O que se conclui de todo o exposto é que, o direito ambiental é um ramo recente do Direito, mesmo existindo desde os primórdios das civilizações, e, como tal, deve ser preservado por todos. Como forma de impulsionar essa preservação, as legislações dos mais diversos países começaram a implementar regras e princípios no ramo do Direito Ambiental. Dentre esses princípios está o do poluidor-pagador, que tem a ideia de fazer com que quem polui o meio ambiente e os recursos nele existentes, retribua de alguma forma, ou seja, compense. Esse principio é muito aplicado nos dias de hoje, principalmente a partir do momento em que os recursos naturais foram ficando cada dia mais escassos.


Bibliografia:
- Henri Smets, Le Principe Utilisateur-Payeur pour la Gestion Durable des Ressources Naturelles, GEP/UPP, doc. 1998.

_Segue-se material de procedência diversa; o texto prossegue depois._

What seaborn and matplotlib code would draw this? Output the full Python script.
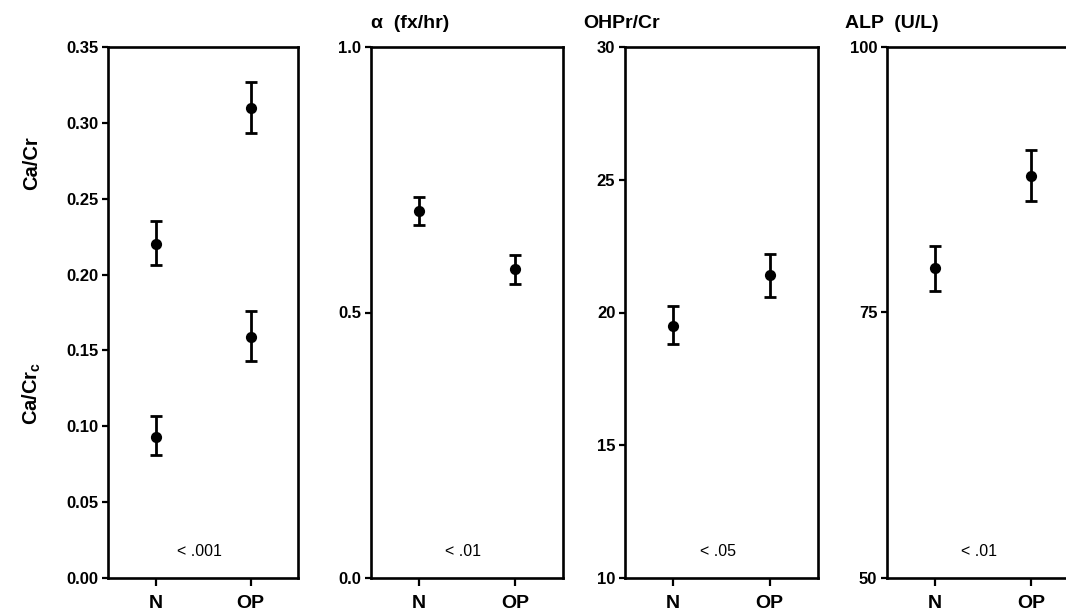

- José Joaquim Gomes Canotilho, Direito Constitucional, Coimbra, Livraria Almedina.
- Guilherme Cano. Introdução ao Tema dos Aspectos Jurídicos do Princípio do Poluidor-Pagador. Buenos Aires, Editora Fraterna, 1983.

- Paulo Affonso Leme Machado. Direito Ambiental Brasileiro. São Paulo. Malheiros Editores.